[OAI-implementers] resumptionToken Implementation

Tue Sep 28 18:03:23 EDT 2004

> Sample case:
> 
> Harvester issues a query. DP sends back 100 out of 10,000 results. 
> Harvester then begins to request the consecutive chunks. 
> Given that the 
> total data set is 10,000, this will probably take a while. Before the 
> entire result set is transfered, the DP updates it's repository which 
> shuffle the order in which the results are returned. Objects 
> that were 
> transferred previously are now kicked back to a later 
> position so it is 
> included in a chunk later requested by the harvester.
> 
> Does the DP now invalidate the resumptionToken or does it assume the 
> Harvester will de-dupe objects on it's side?
> 
> What about the new objects that have been added and are in chunks of 
> the resultset already transferred? Is it assumed that they will be 
> caught the next time around given that the modifydate SHOULD be later 
> than the last harvest date? Or is it the harvester's 
> responsibility to 
> straighten this all out?

DSpace uses the 'stateless' approach - see http://dspace.org/technology/system-docs/application.html#oai and scroll down a bit.  The sorting is done by (internal database) ID so de-dupping shouldn't be an issue for the harvester.  However your corner case may just cause a problem, or weird side-effect.

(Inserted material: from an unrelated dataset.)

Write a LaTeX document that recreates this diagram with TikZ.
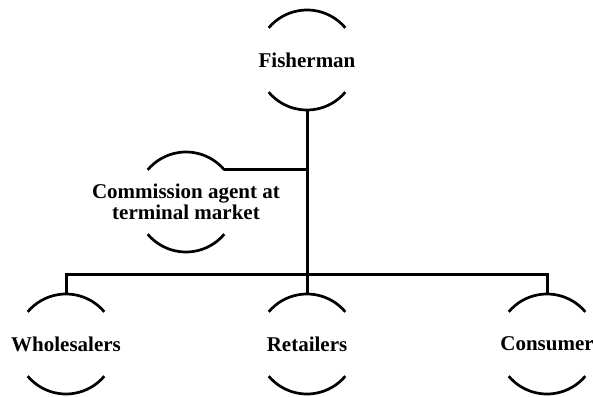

Say you're harvesting date range X-Y.  When you first issue the request, a certain set of items have a 'last modified' date within that range, so DSpace returns a load, and a resumption token.  If some items are then modified so that their 'last modified' date is outside the date range X-Y, they'll drop off that list, so suddenly item Z that was result number 101 of those items is now result number 99, and the next harvest request will miss it, since DSpace will think that Z was already served up in the first request.

DSpace would probably work OK in the scenario you've mentioned if the date range specified is X-(present) or no date range; results are sorted by ID so the order wouldn't change, new items would appear at the end of the list and updated items wouldn't have 'moved'.

Deleted items might be a bit yucky though...

Maybe you could to 'freeze' a result set when a harvest comes in, but that may not scale up when your repository is huge and the number of harvests is large (caching dozens of 100,000-long result sets?)

Solutions on a postcard to...

 Robert Tansley / Digital Media Systems Programme / HP Labs
  http://www.hpl.hp.com/personal/Robert_Tansley/